Uma eleição e muitas dúvidas
O risco de ruptura é mínimo, já o de algum tumulto pode ser maior
Chegamos à reta final da campanha para o primeiro turno das eleições presidenciais. Nunca antes neste país, para repetir o bordão de um dos candidatos, tantas dúvidas pairaram sobre o processo eleitoral. São tantas que, para enfrentá-las, seria necessário um espaço muito maior do que o desta coluna. Mas, com o desafio posto, vou tentar fazer um painel das dúvidas que assolam o processo. Responder a elas já é outro desafio que me reservo para ocasiões futuras.
A mais famosa é a dúvida que envolve a integridade das urnas eletrônicas. Introduzidas no país em 1996, nunca foram tão questionadas quanto à sua segurança, exceto, eventualmente, aqui e ali. Por outro lado, até hoje não houve prova de que foram fraudadas, seja porque são “infraudáveis”, seja porque a fraude foi muito bem feita. Mas, de modo claro e assertivo, nunca houve polêmica tão intensa sobre o assunto. Aliás, não há debate do qual participe em que não haja pergunta sobre isso.
O desfile de dúvidas prossegue gerando receio de tumultos e até mesmo de tentativa de golpe de Estado, caso ocorra algum resultado eleitoral, digamos, controverso. Há muitos anos não se duvidava da solidez da nossa democracia. Hoje, por causa de narrativas tresloucadas, o tema entrou no cardápio das incertezas. Em política tudo pode acontecer, até algo inesperado, mas, considerando-se as condições econômicas e sociais atuais, o risco de ruptura é mínimo. Já o risco de haver algum tumulto pode ser maior.
“Os estúpidos, como disse Bertrand Russel, estão cheios de certezas. O momento exige cautela e reflexão”
As dúvidas prosseguem. Poderá haver uma sabotagem ao longo do processo eleitoral, por exemplo, provocando-se um apagão no sistema e ampliando-se as dúvidas sobre a integridade das urnas? É um tema que preocupa pelo fato de existirem, em todos os quadrantes ideológicos do país, doidos o suficiente para promover atos reprováveis. Cabe às autoridades eleitorais estarem preparadas para alguma crise. O sistema de contagem de votos, além de íntegro, deve ter redundâncias. E a hipótese de o sistema sair do ar deve ser completamente afastada ou, pelo menos, amplamente minimizada.
Outra dúvida recorrente refere-se ao nível de precisão das pesquisas eleitorais. A existência de um grande número de pesquisas disponíveis, em vez de dar credibilidade à prática, deflagrou uma desconfiança generalizada.

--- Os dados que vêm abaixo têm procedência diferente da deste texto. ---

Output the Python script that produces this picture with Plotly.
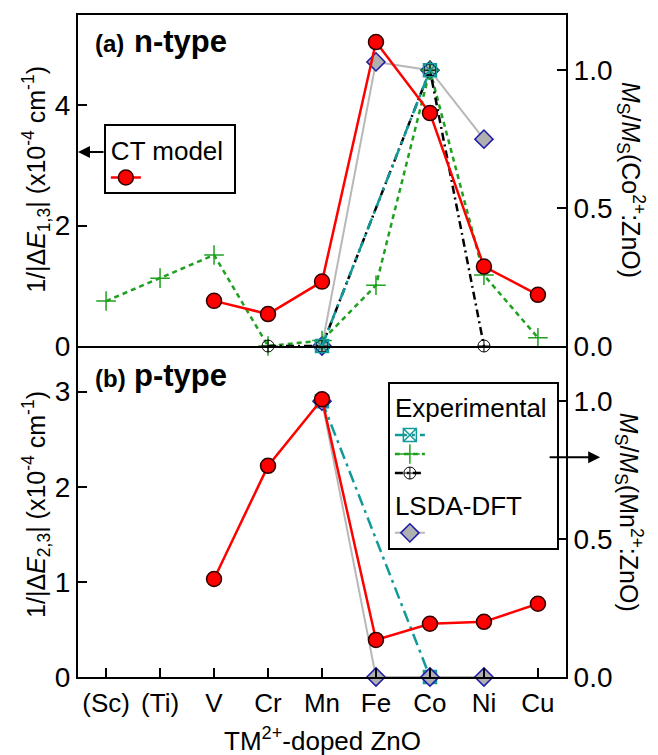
import plotly.graph_objects as go

categories = ["(Sc)", "(Ti)", "V", "Cr", "Mn", "Fe", "Co", "Ni", "Cu"]

# (a) n-type
ct_n = [None, None, 0.75, 0.53, 1.07, 5.05, 3.87, 1.32, 0.85]
exp1_n = [None, None, None, None, 0.0, None, 1.0, None, None]          # teal squares
exp2_n = [0.163, 0.246, 0.33, 0.0, 0.02, 0.22, 1.0, 0.257, 0.03]     # green crosses
exp3_n = [None, None, None, 0.0, 0.0, None, 1.0, 0.0, None]           # black circle-plus
dft_n = [None, None, None, None, 0.0, 1.03, 1.0, 0.75, None]

# (b) p-type
ct_p = [None, None, 1.03, 2.22, 2.92, 0.39, 0.56, 0.58, 0.77]
exp1_p = [None, None, None, None, 1.0, None, 0.0, None, None]
dft_p = [None, None, None, None, 1.0, 0.0, 0.0, 0.0, None]

FONT = "Liberation Sans, Arial, sans-serif"
RED = "#ff0000"
TEAL = "#129a9a"
GREEN = "#1fa01f"
GREY = "#b8b8b8"
NAVY = "#1c1ca8"

fig = go.Figure()

def teal(y, xa, ya, show):
    return go.Scatter(x=categories, y=y, xaxis=xa, yaxis=ya, mode="lines+markers",
                      connectgaps=True, cliponaxis=False,
                      line=dict(color=TEAL, width=2.5, dash="12px,5px,3px,5px"),
                      marker=dict(symbol="square-x-open", size=13, color=TEAL, line=dict(width=1.5, color=TEAL)),
                      name="", showlegend=show, legend="legend2", legendgroup="exp",
                      legendgrouptitle=dict(text="Experimental"), legendrank=1)

def grey(y, xa, ya, show):
    return go.Scatter(x=categories, y=y, xaxis=xa, yaxis=ya, mode="lines+markers",
                      connectgaps=True, cliponaxis=False,
                      line=dict(color=GREY, width=2),
                      marker=dict(symbol="diamond", size=14, color="#b0b0b0", line=dict(width=1.5, color=NAVY)),
                      name="", showlegend=show, legend="legend2", legendgroup="dft",
                      legendgrouptitle=dict(text="LSDA-DFT"), legendrank=4)

def red(y, xa, ya, show):
    return go.Scatter(x=categories, y=y, xaxis=xa, yaxis=ya, mode="lines+markers",
                      connectgaps=False, cliponaxis=False,
                      line=dict(color=RED, width=2.5),
                      marker=dict(symbol="circle", size=15, color=RED, line=dict(width=1.5, color="#300000")),
                      name="", showlegend=show, legend="legend", legendgroup="ct",
                      legendgrouptitle=dict(text="CT model"))

# top panel
fig.add_trace(grey(dft_n, "x2", "y", True))
fig.add_trace(go.Scatter(x=categories, y=exp2_n, xaxis="x2", yaxis="y", mode="lines+markers",
                         connectgaps=True, cliponaxis=False,
                         line=dict(color=GREEN, width=2.5, dash="5px,4px"),
                         marker=dict(symbol="cross-thin-open", size=14, color=GREEN, line=dict(width=1.5, color=GREEN)),
                         name="", showlegend=True, legend="legend2", legendgroup="exp", legendrank=2))
fig.add_trace(go.Scatter(x=categories, y=exp3_n, xaxis="x2", yaxis="y", mode="lines+markers",
                         connectgaps=True, cliponaxis=False,
                         line=dict(color="black", width=2.5, dash="8px,4px,2px,4px"),
                         marker=dict(symbol="circle-cross-open", size=12, color="black", line=dict(width=1, color="black")),
                         name="", showlegend=True, legend="legend2", legendgroup="exp", legendrank=3))
fig.add_trace(teal(exp1_n, "x2", "y", True))
fig.add_trace(red(ct_n, "x2", "y2", True))

# bottom panel
fig.add_trace(teal(exp1_p, "x", "y3", False))
fig.add_trace(grey(dft_p, "x", "y3", False))
fig.add_trace(red(ct_p, "x", "y4", False))

axis_common = dict(showline=True, linewidth=2, linecolor="black", showgrid=False, zeroline=False,
                   tickfont=dict(size=28, color="black", family=FONT), tickwidth=2, tickcolor="black",
                   ticks="inside", ticklen=9)

xr = [-0.52, 8.52]
fig.update_layout(
    width=658, height=755,
    margin=dict(l=78, r=92, t=15, b=78),
    paper_bgcolor="white", plot_bgcolor="white",
    font=dict(family=FONT, size=24, color="black"),
    xaxis=dict(axis_common, domain=[0, 1], anchor="y3", range=xr, type="category",
               categoryorder="array", categoryarray=categories,
               tickfont=dict(size=26, color="black", family=FONT), mirror=False, ticklabelstandoff=2),
    xaxis2=dict(axis_common, domain=[0, 1], anchor="y", range=xr, type="category",
                categoryorder="array", categoryarray=categories, matches="x",
                showticklabels=False, ticks="", mirror=True),
    yaxis=dict(axis_common, domain=[0.5, 1], anchor="x2", side="right", range=[0, 1.2],
               tickvals=[0, 0.5, 1.0], ticktext=["0.0", "0.5", "1.0"]),
    yaxis2=dict(axis_common, overlaying="y", anchor="x2", side="left", range=[0, 5.5],
                tickvals=[0, 2, 4]),
    yaxis3=dict(axis_common, domain=[0, 0.5], anchor="x", side="right", range=[0, 1.2],
                tickvals=[0, 0.5, 1.0], ticktext=["0.0", "0.5", "1.0"]),
    yaxis4=dict(axis_common, overlaying="y3", anchor="x", side="left", range=[0, 3.48],
                tickvals=[0, 1, 2, 3]),
    legend=dict(x=0.053, y=0.835, xanchor="left", yanchor="top", bgcolor="white",
                bordercolor="black", borderwidth=2, font=dict(size=12),
                grouptitlefont=dict(size=26, family=FONT, color="black"), tracegroupgap=4),
    legend2=dict(x=0.635, y=0.446, xanchor="left", yanchor="top", bgcolor="white",
                 bordercolor="black", borderwidth=2, font=dict(size=10), traceorder="grouped",
                 grouptitlefont=dict(size=26, family=FONT, color="black"), tracegroupgap=4),
)

def px_x(px):
    return (px - 78) / 488.0

def px_y(py):
    return (677 - py) / 662.0

ann = [
    dict(text="<b>(a)</b>", x=px_x(93), y=px_y(43.5), xanchor="left", yanchor="middle", font=dict(size=24)),
    dict(text="<b>n-type</b>", x=px_x(132), y=px_y(41), xanchor="left", yanchor="middle", font=dict(size=31)),
    dict(text="<b>(b)</b>", x=px_x(93), y=px_y(378.5), xanchor="left", yanchor="middle", font=dict(size=24)),
    dict(text="<b>p-type</b>", x=px_x(132), y=px_y(376), xanchor="left", yanchor="middle", font=dict(size=31)),
    dict(text="1/|Δ<i>E</i><sub>1,3</sub>| (x10<sup>-4</sup> cm<sup>-1</sup>)", x=-0.086, y=0.751,
         textangle=-90, xanchor="center", yanchor="middle", font=dict(size=25)),
    dict(text="1/|Δ<i>E</i><sub>2,3</sub>| (x10<sup>-4</sup> cm<sup>-1</sup>)", x=-0.086, y=0.26,
         textangle=-90, xanchor="center", yanchor="middle", font=dict(size=25)),
    dict(text="<i>M</i><sub>S</sub>/<i>M</i><sub>S</sub>(Co<sup>2+</sup>:ZnO)", x=1.133, y=0.751,
         textangle=90, xanchor="center", yanchor="middle", font=dict(size=25)),
    dict(text="<i>M</i><sub>S</sub>/<i>M</i><sub>S</sub>(Mn<sup>2+</sup>:ZnO)", x=1.129, y=0.248,
         textangle=90, xanchor="center", yanchor="middle", font=dict(size=25)),
    dict(text="TM<sup>2+</sup>-doped ZnO", x=0.5, y=-0.095, xanchor="center", yanchor="middle",
         font=dict(size=26)),
    # arrows from legends to axes
    dict(text="", x=0.0, y=0.793, ax=27, ay=0, showarrow=True, arrowhead=2, arrowsize=1.2,
         arrowwidth=2, arrowcolor="black"),
    dict(text="", x=1.07, y=0.332, ax=-52, ay=0, showarrow=True, arrowhead=2, arrowsize=1.2,
         arrowwidth=2, arrowcolor="black"),
]
for a in ann:
    a.setdefault("showarrow", False)
    a["xref"] = "paper"
    a["yref"] = "paper"
    fig.add_annotation(**a)

fig.write_html("out.html")
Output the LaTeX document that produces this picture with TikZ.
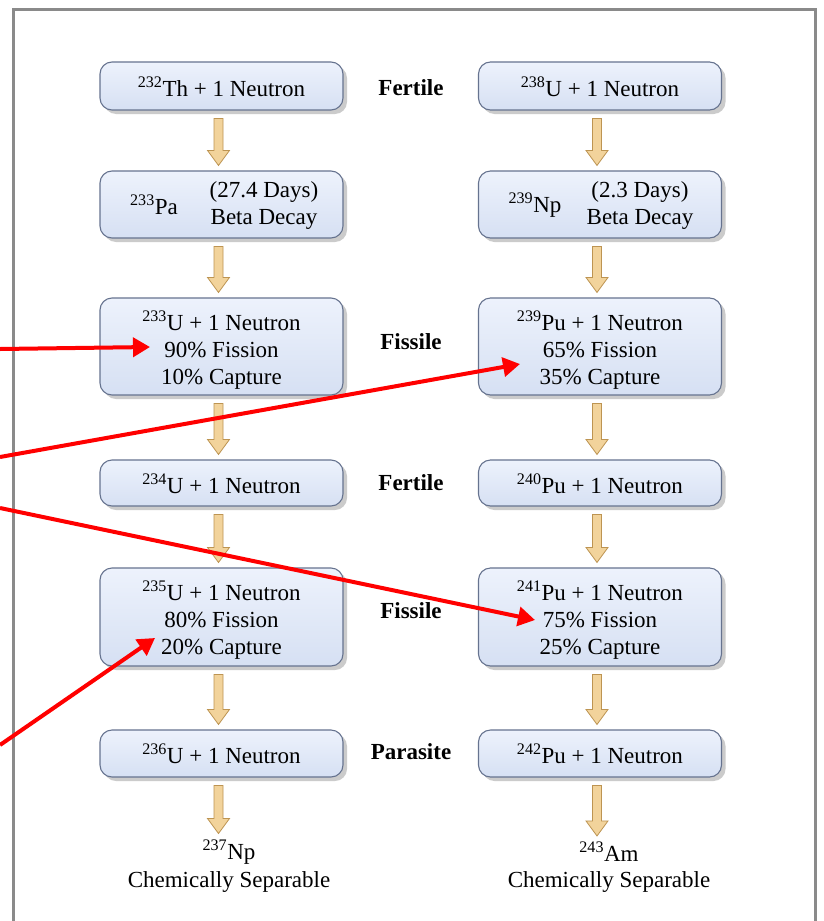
\documentclass[tikz,border=0pt]{standalone}
\usepackage{fontspec}
\setmainfont{Liberation Serif}
\usetikzlibrary{calc,shadows,arrows.meta}
\definecolor{boxtop}{HTML}{EDF2FC}
\definecolor{boxbot}{HTML}{D6E0F3}
\definecolor{boxborder}{HTML}{66738F}
\definecolor{arrfill}{HTML}{F2D39B}
\definecolor{arrdraw}{HTML}{BD9452}
\definecolor{framegray}{HTML}{8A8A8A}
\newcommand{\boxfont}{\fontsize{23}{27}\selectfont}
\newcommand{\blockarr}[2]{%
  \path[arrowst] let \p1=($(#1.south)+(-3,8)$), \p2=($(#2.north)+(-3,-5)$) in
   (\x1-4.5pt,\y1) -- (\x1+4.5pt,\y1) -- (\x1+4.5pt,\y2+15pt) -- (\x1+11pt,\y2+15pt)
   -- (\x1,\y2) -- (\x1-11pt,\y2+15pt) -- (\x1-4.5pt,\y2+15pt) -- cycle;}
\tikzset{
  boxst/.style={draw=boxborder, line width=1.1pt, rounded corners=12pt,
    top color=boxtop, bottom color=boxbot, minimum width=243pt, inner sep=0pt,
    drop shadow={shadow xshift=4pt, shadow yshift=-4pt, fill=black!40},
    font=\boxfont, align=center},
  plain/.style={font=\boxfont, align=center, inner sep=1pt},
  midlabel/.style={font=\boxfont\bfseries, inner sep=1pt},
  arrowst/.style={fill=arrfill, draw=arrdraw, line width=0.8pt, line join=miter},
  redarr/.style={draw=red, line width=4pt, -{Triangle[length=17pt,width=19pt]}},
}
\begin{document}
\begin{tikzpicture}[x=1pt,y=-1pt]
\useasboundingbox[fill=white] (0,0) rectangle (823,921);
% frame
\draw[framegray, line width=3pt] (13,921) -- (13,9) -- (815,9) -- (815,921);

% left column
\node[boxst, minimum height=48pt] (th232) at (221.5,86) {};
\node[plain] (th232t) at (221.5,87) {\textsuperscript{232}Th + 1 Neutron};
\node[boxst, minimum height=67pt] (pa233) at (221.5,204.5) {};
\node[plain] (pa233a) at (154,205) {\textsuperscript{233}Pa};
\node[plain] (pa233b) at (264,205) {(27.4 Days)\\Beta Decay};
\node[boxst, minimum height=97pt] (u233) at (221.5,346.5) {};
\node[plain] (u233t) at (221.5,350) {\textsuperscript{233}U + 1 Neutron\\90\% Fission\\10\% Capture};
\node[boxst, minimum height=46pt] (u234) at (221.5,483) {};
\node[plain] (u234t) at (221.5,484) {\textsuperscript{234}U + 1 Neutron};
\node[boxst, minimum height=98pt] (u235) at (221.5,617) {};
\node[plain] (u235t) at (221.5,620) {\textsuperscript{235}U + 1 Neutron\\80\% Fission\\20\% Capture};
\node[boxst, minimum height=47pt] (u236) at (221.5,753.5) {};
\node[plain] (u236t) at (221.5,754) {\textsuperscript{236}U + 1 Neutron};
\node[plain] (np237) at (229,852) {\textsuperscript{237}Np};
\node[plain] (np237s) at (229,882) {Chemically Separable};

% right column
\node[boxst, minimum height=48pt] (u238) at (600,86) {};
\node[plain] (u238t) at (600,87) {\textsuperscript{238}U + 1 Neutron};
\node[boxst, minimum height=67pt] (np239) at (600,204.5) {};
\node[plain] (np239a) at (535,205) {\textsuperscript{239}Np};
\node[plain] (np239b) at (640,205) {(2.3 Days)\\Beta Decay};
\node[boxst, minimum height=97pt] (pu239) at (600,346.5) {};
\node[plain] (pu239t) at (600,350) {\textsuperscript{239}Pu + 1 Neutron\\65\% Fission\\35\% Capture};
\node[boxst, minimum height=46pt] (pu240) at (600,483) {};
\node[plain] (pu240t) at (600,484) {\textsuperscript{240}Pu + 1 Neutron};
\node[boxst, minimum height=98pt] (pu241) at (600,617) {};
\node[plain] (pu241t) at (600,620) {\textsuperscript{241}Pu + 1 Neutron\\75\% Fission\\25\% Capture};
\node[boxst, minimum height=47pt] (pu242) at (600,753.5) {};
\node[plain] (pu242t) at (600,754) {\textsuperscript{242}Pu + 1 Neutron};
\node[plain] (am243) at (609,852) {\textsuperscript{243}Am};
\node[plain] (am243s) at (609,882) {Chemically Separable};

% middle labels
\node[midlabel] (fert1) at (411,88) {Fertile};
\node[midlabel] (fiss1) at (411,342) {Fissile};
\node[midlabel] (fert2) at (411,483) {Fertile};
\node[midlabel] (fiss2) at (411,611) {Fissile};
\node[midlabel] (para) at (411,752) {Parasite};

% block arrows
\blockarr{th232}{pa233}
\blockarr{pa233}{u233}
\blockarr{u233}{u234}
\blockarr{u234}{u235}
\blockarr{u235}{u236}
\blockarr{u236}{np237}
\blockarr{u238}{np239}
\blockarr{np239}{pu239}
\blockarr{pu239}{pu240}
\blockarr{pu240}{pu241}
\blockarr{pu241}{pu242}
\blockarr{pu242}{am243}

% red arrows
\coordinate (r1s) at (0,349);
\coordinate (r1e) at (150,347);
\coordinate (r2s) at (0,457);
\coordinate (r2e) at (520,364);
\coordinate (r3s) at (0,508);
\coordinate (r3e) at (535,620);
\coordinate (r4s) at (0,745);
\coordinate (r4e) at (155,638);
\draw[redarr] (r1s) -- (r1e);
\draw[redarr] (r2s) -- (r2e);
\draw[redarr] (r3s) -- (r3e);
\draw[redarr] (r4s) -- (r4e);
\end{tikzpicture}
\end{document}
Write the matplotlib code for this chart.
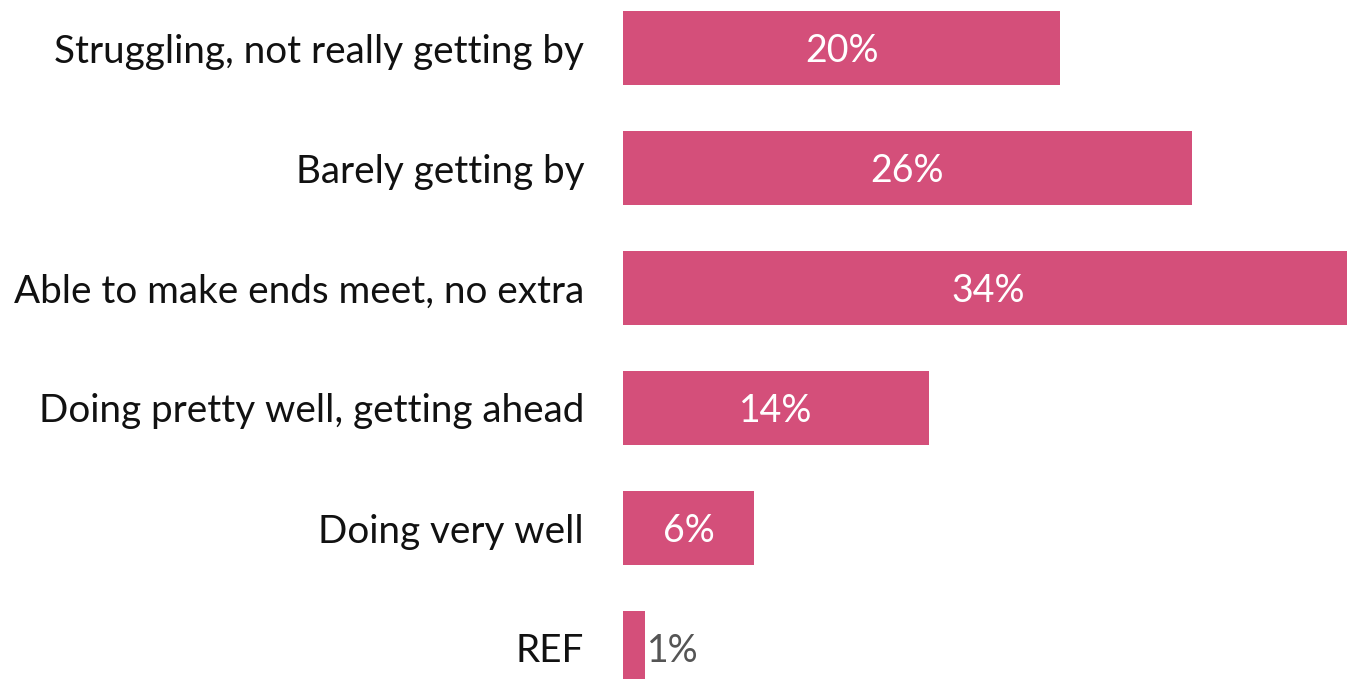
import matplotlib
matplotlib.use("Agg")
import matplotlib.pyplot as plt

categories = ["Struggling, not really getting by", "Barely getting by",
              "Able to make ends meet, no extra", "Doing pretty well, getting ahead",
              "Doing very well", "REF"]
values = [20, 26, 34, 14, 6, 1]
labels = ["20%", "26%", "34%", "14%", "6%", "1%"]

plt.rcParams['font.family'] = ['Lato', 'DejaVu Sans']

fig = plt.figure(figsize=(13.47, 6.79), dpi=100)
ax = fig.add_axes([623/1347, 0, 1 - 623/1347, 1])
color = "#D44F7A"
ypos = list(range(len(categories)))
ax.barh(ypos, values, height=0.617, color=color)
xmax = 33.1
ax.set_xlim(0, xmax)
ax.set_ylim((679-48)/120, -0.4)
for s in ax.spines.values():
    s.set_visible(False)
ax.set_xticks([])
ax.set_yticks(ypos)
ax.set_yticklabels(categories, fontsize=27.8, color="#111111", fontweight='normal')
ax.tick_params(axis='y', length=0, pad=28)
for lab in ax.get_yticklabels():
    lab.set_va('center_baseline')
for y, v, lab in zip(ypos, values, labels):
    if v >= 4:
        ax.text(min(v, xmax) / 2 if v <= xmax else 16.7, y, lab, ha='center',
                va='center_baseline', color='white', fontsize=27)
    else:
        ax.text(v + 0.08, y, lab, ha='left', va='center_baseline', color='#555555',
                fontsize=27)
fig.savefig("out.png", dpi=100)
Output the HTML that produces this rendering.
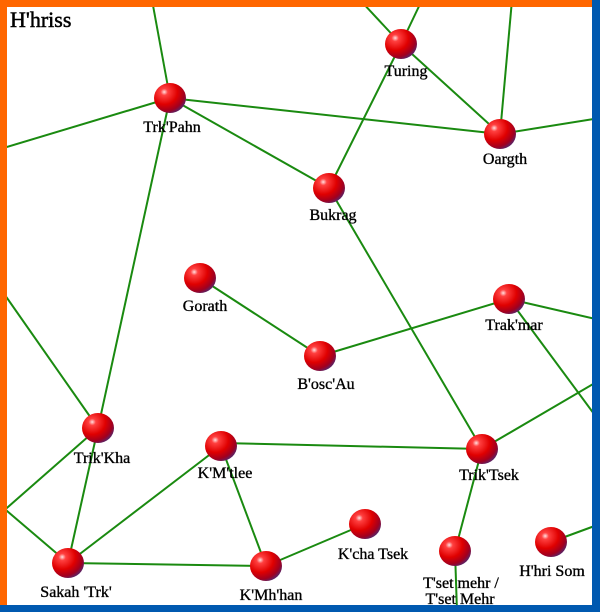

As pesquisas são questionadas tanto no que se refere à credibilidade de quem as conduz quanto no que tange à metodologia adotada e à forma de tratar os dados referentes, por exemplo, classe social, renda, religião.
As dúvidas em torno das pesquisas de intenção de voto geram afirmações “duvidosas” de que o candidato A, ou o candidato B, pode vencer já no primeiro turno. Ou afirmações de que a mobilização nas ruas em favor do presidente Jair Bolsonaro (PL) prova que o ex-presidente Lula (PT) não lidera tais pesquisas. E que tudo seria fruto da imprecisão desse tipo de levantamento ou de uma conspiração nos moldes do que ocorreu no estado do Rio de Janeiro em 1982, no escândalo Proconsult. Os antigos vão se lembrar do caso.
Não há problemas em se ter muitas dúvidas sobre o processo eleitoral brasileiro. Afinal, faz parte da natureza humana duvidar das coisas. O problema é quando, em meio a tantas incertezas, os estúpidos, como disse Bertrand Russell, estão cheios de certezas. O momento exige cautela, sobriedade e reflexão.